Friday, March 16, 2012

Robin Hood Prince of Thieves (1991)


               How much more than a movie is this?  A film I watched growing up as a boy in which I admired the heroism in Robin of Locksley (Kevin Costner) every time I viewed it.  It showed a man with no superhuman abilities be able to put right in a wrong world.  It taught me greed is a path that can lead to such corruption as we see with the Sheriff of Nottingham (Alan Rickman).  I had the Nintendo game of this movie and played it until I did finish it, which is a rarity for me in video games even as a boy.  I was exposed to two different forms of the story that still has me cherishing it so much.  The Robin Hood story has always intrigued me since I can first remember it.  A man who robs from the greedy rich to give back to the poor, not keep for his own gain.  It’s inspirational and teaches that the human spirit can defeat the evil that is greed.  It makes for a wholesome fun adventure that takes the dark out of the Dark Ages.  Normally such an idea would turn me off but I find myself enjoying this movie.  I’ve always been partial to watching films that are out of our era.  It’s not the true past but it provides a window into what it might have been.

                As for the movie itself it succeeds as a well told story especially in this extended version.  Robin befriends a stranger Azeem (Morgan Freeman) and then journeys back to his homeland England where the notorious Sheriff of Nottingham has begun plans to take control for himself in the king’s absence.  It’s a battle with great characters such as John Little, Will Scarlett, the Sheriffs cousin Guy of Gisbourne intermingling with Robin in an engaging film.  What this version brings to light is more of the Sheriffs background with that old witch woman Mortianna (Geraldine McEwan).  She turns out to be his mother as he learns at the end.   He came to be in his position thanks to her sinister behind the walls deeds.  You never learn of his father but you can see how his relationship with the witch twists him into a man bent for evil tasks.  The character is played magnificently by Alan Rickman.  This is truly my favorite performance given by this actor.

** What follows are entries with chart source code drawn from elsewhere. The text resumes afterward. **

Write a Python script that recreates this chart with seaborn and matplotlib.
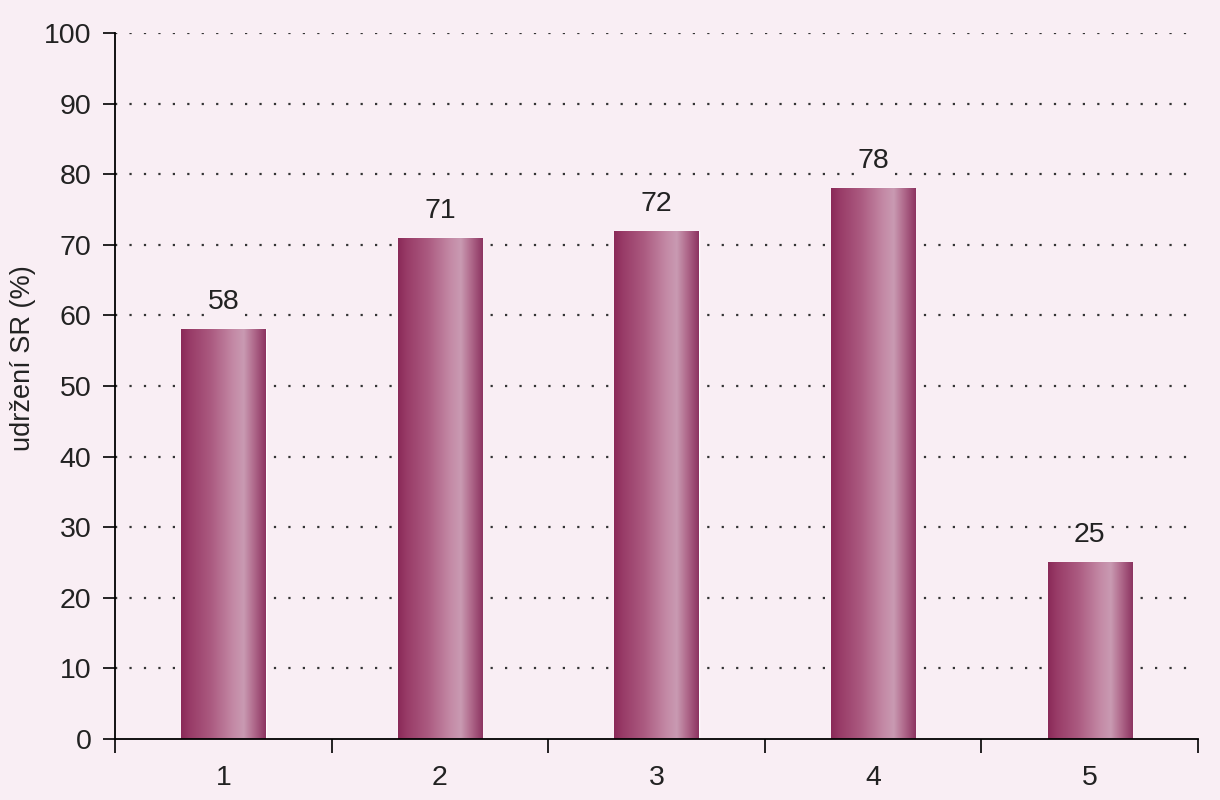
"""Bar chart: udržení SR (%) for five groups."""

import matplotlib

matplotlib.use("Agg")

import matplotlib.pyplot as plt
import numpy as np
import pandas as pd
import seaborn as sns
from matplotlib.colors import LinearSegmentedColormap

# data
categories = ["1", "2", "3", "4", "5"]
values = [58, 71, 72, 78, 25]
y_ticks = [0, 10, 20, 30, 40, 50, 60, 70, 80, 90, 100]
y_label = "udržení SR (%)"

BG = "#f9eef4"
BAR_BASE = "#a4507a"

# horizontal shading across each bar: dark edge -> light band -> dark edge
bar_cmap = LinearSegmentedColormap.from_list(
    "bar_shade",
    [
        (0.00, "#8a2a58"),
        (0.10, "#983b67"),
        (0.35, "#ab5a80"),
        (0.62, "#c48aa6"),
        (0.74, "#c99ab2"),
        (0.86, "#b06a8c"),
        (1.00, "#8c3461"),
    ],
)

sns.set_theme(style="white")
plt.rcParams["font.family"] = ["Liberation Sans", "DejaVu Sans"]

df = pd.DataFrame({"group": categories, "value": values})

fig = plt.figure(figsize=(12.2, 8.0), dpi=100, facecolor=BG)
ax = fig.add_axes([0.0943, 0.0763, 0.8877, 0.8825])
ax.set_facecolor(BG)

sns.barplot(data=df, x="group", y="value", color=BAR_BASE, width=0.39,
            saturation=1, ax=ax, zorder=3)

# gradient fill clipped to each bar
grad = np.linspace(0, 1, 256).reshape(1, -1)
for patch in ax.patches:
    x0, y0 = patch.get_x(), patch.get_y()
    w, h = patch.get_width(), patch.get_height()
    im = ax.imshow(grad, cmap=bar_cmap, aspect="auto",
                   extent=(x0, x0 + w, y0, y0 + h), zorder=4)
    im.set_clip_path(patch)

# value labels above bars (background hides the dotted grid behind them)
for i, v in enumerate(values):
    ax.text(i, v + 2.0, str(v), ha="center", va="bottom", fontsize=20.5,
            color="#222222", zorder=5,
            bbox=dict(facecolor=BG, edgecolor="none", pad=1.5))

ax.set_xlim(-0.5, len(categories) - 0.5)
ax.set_ylim(0, 100)

# dotted horizontal grid
for y in y_ticks[1:]:
    ax.axhline(y, color="#333333", lw=1.6, linestyle=(0, (1, 5.5)), zorder=1)

ax.set_yticks(y_ticks)
ax.set_yticklabels([str(t) for t in y_ticks])
ax.tick_params(axis="y", direction="out", length=9, width=1.2, color="black",
               labelsize=20.5, labelcolor="#222222", pad=8, left=True)

# x ticks sit on category boundaries, labels at centres
ax.set_xticks(np.arange(-0.5, len(categories), 1.0))
ax.set_xticklabels([])
ax.set_xticks(range(len(categories)), minor=True)
ax.set_xticklabels(categories, minor=True)
ax.tick_params(axis="x", which="major", direction="out", length=10, width=1.2,
               color="black", bottom=True)
ax.tick_params(axis="x", which="minor", length=0, labelsize=20.5,
               labelcolor="#222222", pad=19)

ax.set_xlabel("")
ax.set_ylabel(y_label, fontsize=19.5, color="#222222")
ax.yaxis.set_label_coords(-0.073, 0.54)

sns.despine(ax=ax)
for side in ("left", "bottom"):
    ax.spines[side].set_color("black")
    ax.spines[side].set_linewidth(1.3)
    ax.spines[side].set_zorder(6)

fig.savefig("out.png", dpi=100, facecolor=BG)
plt.close(fig)
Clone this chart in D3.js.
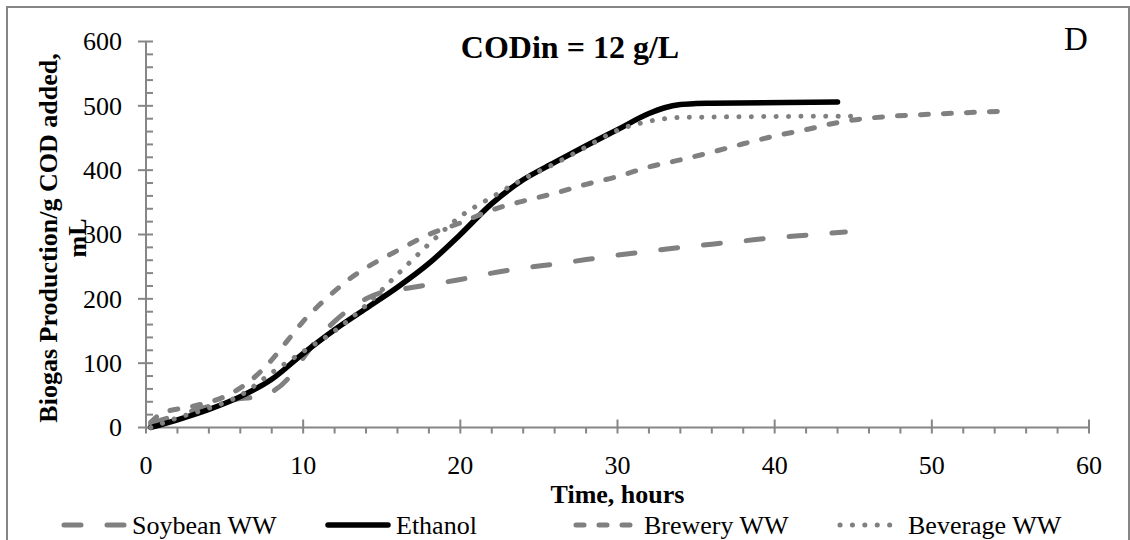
<!DOCTYPE html>
<html>
<head>
<meta charset="utf-8">
<script src="https://cdn.jsdelivr.net/npm/d3@7"></script>
<style>
  body { margin: 0; background: #fff; }
  text { font-family: "Liberation Serif", "Times New Roman", serif; }
</style>
</head>
<body>
<svg id="chart" width="1130" height="540"></svg>
<script>
// Series data (hours, mL per g COD added)
const soybeanHours  = [0.3, 1, 2, 3, 4, 5, 6, 7, 8, 9, 10, 11, 12, 13, 14, 15, 16, 18, 20, 22, 24, 26, 28, 30, 32, 34, 36, 38, 40, 42, 44.5];
const soybeanValues = [5, 12, 18, 26, 33, 40, 45, 47, 55, 75, 108, 140, 165, 185, 200, 210, 214, 222, 230, 240, 248, 254, 261, 268, 274, 280, 285, 290, 295, 299, 304];

const ethanolHours  = [0.3, 2, 4, 6, 8, 10, 12, 14, 16, 18, 20, 22, 24, 26, 28, 30, 32, 33, 34, 35, 36, 44];
const ethanolValues = [0, 12, 28, 48, 75, 115, 152, 185, 218, 255, 300, 348, 385, 412, 438, 463, 488, 497, 502, 503.5, 504, 506];

const breweryHours  = [0.3, 1, 3, 5, 6.5, 8, 9, 10, 11, 12, 13, 14, 16, 18, 20, 22, 24, 26, 28, 30, 32, 34, 36, 38, 40, 42, 44, 45, 47, 50, 55];
const breweryValues = [8, 22, 33, 48, 70, 105, 135, 165, 190, 212, 232, 248, 275, 300, 318, 338, 352, 364, 378, 390, 405, 416, 428, 441, 453, 463, 474, 478, 483, 487, 492];

const beverageHours  = [0.3, 2, 4, 6, 8, 10, 12, 14, 16, 18, 20, 22, 24, 26, 28, 30, 32, 33, 34, 45.3];
const beverageValues = [0, 15, 30, 50, 85, 118, 150, 190, 238, 285, 328, 358, 386, 410, 436, 462, 476, 480, 482, 484];

const seriesNames = ["Soybean WW", "Ethanol", "Brewery WW", "Beverage WW"];
const xTicks = [0, 10, 20, 30, 40, 50, 60];
const yTicks = [0, 100, 200, 300, 400, 500, 600];

const svg = d3.select("#chart");
const axisColor = "#868686";
const gray = "#808080";

// Outer chart border
svg.append("rect")
  .attr("x", 7).attr("y", 7)
  .attr("width", 1122).attr("height", 545)
  .attr("fill", "none")
  .attr("stroke", axisColor)
  .attr("stroke-width", 2);

const x = d3.scaleLinear().domain([0, 60]).range([146, 1089]);
const y = d3.scaleLinear().domain([0, 600]).range([427.5, 41.5]);

// Y axis with crossing major ticks and inside minor ticks
const yAxisG = svg.append("g");
yAxisG.append("line")
  .attr("x1", x(0)).attr("x2", x(0))
  .attr("y1", y(0)).attr("y2", y(600))
  .attr("stroke", axisColor).attr("stroke-width", 2);
d3.range(0, 601, 20).forEach(v => {
  const major = v % 100 === 0;
  yAxisG.append("line")
    .attr("x1", major ? x(0) - 8 : x(0)).attr("x2", x(0) + 7)
    .attr("y1", y(v)).attr("y2", y(v))
    .attr("stroke", axisColor).attr("stroke-width", 2);
});
yAxisG.selectAll("text.ytick")
  .data(yTicks)
  .join("text")
  .attr("x", 122)
  .attr("y", d => y(d))
  .attr("dy", "0.34em")
  .attr("text-anchor", "end")
  .attr("font-size", 26)
  .text(d => d);

// X axis with crossing major ticks and outside minor ticks
const xAxisG = svg.append("g");
xAxisG.append("line")
  .attr("x1", x(0)).attr("x2", x(60))
  .attr("y1", y(0)).attr("y2", y(0))
  .attr("stroke", axisColor).attr("stroke-width", 2);
d3.range(0, 61, 2).forEach(h => {
  const major = h % 10 === 0;
  xAxisG.append("line")
    .attr("x1", x(h)).attr("x2", x(h))
    .attr("y1", major ? y(0) - 8 : y(0)).attr("y2", y(0) + 6)
    .attr("stroke", axisColor).attr("stroke-width", 2);
});
xAxisG.selectAll("text.xtick")
  .data(xTicks)
  .join("text")
  .attr("x", d => x(d))
  .attr("y", 474)
  .attr("text-anchor", "middle")
  .attr("font-size", 26)
  .text(d => d);

// Axis titles
svg.append("text")
  .attr("x", x(30)).attr("y", 503)
  .attr("text-anchor", "middle")
  .attr("font-size", 26).attr("font-weight", "bold")
  .text("Time, hours");

const yLabel = svg.append("text")
  .attr("transform", "translate(57,238) rotate(-90)")
  .attr("text-anchor", "middle")
  .attr("font-size", 26).attr("font-weight", "bold");
yLabel.append("tspan").attr("x", 0).attr("y", 0).text("Biogas Production/g COD added,");
yLabel.append("tspan").attr("x", 0).attr("y", 29).text("mL");

// Chart title and panel letter
svg.append("text")
  .attr("x", 570).attr("y", 58)
  .attr("text-anchor", "middle")
  .attr("font-size", 32).attr("font-weight", "bold")
  .text("CODin = 12 g/L");

svg.append("text")
  .attr("x", 1076).attr("y", 50)
  .attr("text-anchor", "middle")
  .attr("font-size", 33)
  .text("D");

// Series styles
const styles = [
  { color: gray, width: 5, dash: "17,26" },
  { color: "#000", width: 5.5, dash: null },
  { color: gray, width: 5, dash: "8,15" },
  { color: gray, width: 5, dash: "0.1,12.3" }
];

const series = [
  soybeanHours.map((h, i) => [h, soybeanValues[i]]),
  ethanolHours.map((h, i) => [h, ethanolValues[i]]),
  breweryHours.map((h, i) => [h, breweryValues[i]]),
  beverageHours.map((h, i) => [h, beverageValues[i]])
];

const line = d3.line()
  .x(d => x(d[0]))
  .y(d => y(d[1]))
  .curve(d3.curveMonotoneX);

series.forEach((pts, i) => {
  svg.append("path")
    .datum(pts)
    .attr("d", line)
    .attr("fill", "none")
    .attr("stroke", styles[i].color)
    .attr("stroke-width", styles[i].width)
    .attr("stroke-linecap", "round")
    .attr("stroke-linejoin", "round")
    .attr("stroke-dasharray", styles[i].dash);
});

// Legend
const legendX = [62, 326, 574, 838];
const legendY = 525;
seriesNames.forEach((name, i) => {
  const g = svg.append("g").attr("transform", `translate(${legendX[i]},${legendY})`);
  g.append("line")
    .attr("x1", 2).attr("x2", 62)
    .attr("y1", 0).attr("y2", 0)
    .attr("stroke", styles[i].color)
    .attr("stroke-width", styles[i].width)
    .attr("stroke-linecap", "round")
    .attr("stroke-dasharray", styles[i].dash);
  g.append("text")
    .attr("x", 70).attr("y", 0)
    .attr("dy", "0.34em")
    .attr("font-size", 26)
    .text(name);
});
</script>
</body>
</html>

                Robin Hood was a rich man’s son who left for the crusades and after at least five years he returns home to find his dead father.  He later discovers he has a brother, Will Scarlett (Christian Slater).  Robin Hood’s mother died and his father took another lover, Robin drove his father to leave her in what he deemed dishonorable to his mother.  The woman had Will but Robin never knew which brought great hatred to Will since he did know.   It creates tension during the film which is riveting.  The cast performs well and many scenes are very memorable, one of which is Robin Hood shooting the flaming arrow at the executioner to save his brother.

                The eventual final fight scene with Robin Hood and the Sheriff is short but very pleasing.  You get to see the rash and oft awkward Sheriff wield Robin Hood’s father’s giant sword against him.  The desperation in the sword fight by the sheriff is a treat to watch.  It shows his lack of discipline to sword fight correctly but simply trying to overpower Robin Hood.  Robin Hood finishes the sheriff with a small dagger that was once given to the Maid Marian (Mary Elizabeth Mastrantonio) from the sheriff, ironic!  The ending concludes perfectly when King Richard returns and you see he’s played by the legendary Sean Connery!

                Upon watching this movie at a later age now and understanding it better it truly is a fun story.  It has humor, adventure, and a classic good vs. evil nature to it.  I would have liked to see more sacrifices on the Robin Hood side of the cast but that wasn’t to be.  It was a tad light-hearted at times so it took away from the Dark Age’s feel of the story.  I have more deep rooted memories with this movie which inclines me to like it more.  It’s not a masterpiece but it’s an enjoyable break from this modern time.